The reaction of cement with water is exothermic. The reaction liberates a considerable quantity of heat. This can be easily observed if a cement is gauged with water and placed in a thermos flask. Much attention has been paid to the heat evolved during the hydration of cement in the interior of mass concrete dams. It is estimated that about 120 calories of heat is also generated in the hydration of 1 gm. of cement. From this it can be assessed the total quantum of heat produced in a conservative system such as the interior of a mass concrete dam. A temperature rise of about 50°C has been observed. This unduly high temperature developed at the interior of a concrete dam causes serious expansion of the body of the dam and also with the subsequent cooling considerable shrinkage takes place resulting in serious cracking of concrete.

The use of lean mix, use of pozzolanic cement, artificial cooling of constituent materials and incorporation of pipe system in the body of the dam as the concrete work progresses for circulating cold brine solution through the pipe system to absorb the heat, are some of the methods adopted to offset the heat generation in the body of dams due to heat of hydration of cement.

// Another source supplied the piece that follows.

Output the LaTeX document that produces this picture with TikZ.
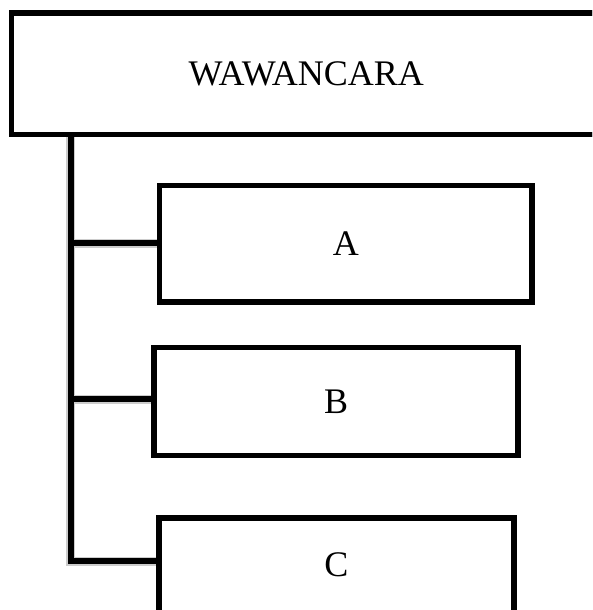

Testing for heat of hydration is essentially required to be carried out for low heat cement only. Testing of cement is thus carried out over a few days by vaccum flask methods, or over a longer period in an adiabatic calorimeter. When tested in a standard manner the heat of hydration of low heat Portland cement shall not be more than 65 cal/gm. at 7 days and 75 cal/g, at 28 days.

(vii) Chemical Composition Test

A fairly detailed discussion has been given earlier regarding the chemical composition of cement. Both oxide composition and compound composition of cement have been discussed. At this stage it is sufficient to give the limits of chemical requirements.

Ratio of percentage of lime to percentage of silica, alumina and iron oxide, when calculated by the formulae

(Cao – 0.7 SO3) : (2.8 SiO2 + 1.2 Al2O3 + 0.65 Fe2O3 : Not greater than 1.02 and not less than 0.66.

The above is called lime saturation factor percent.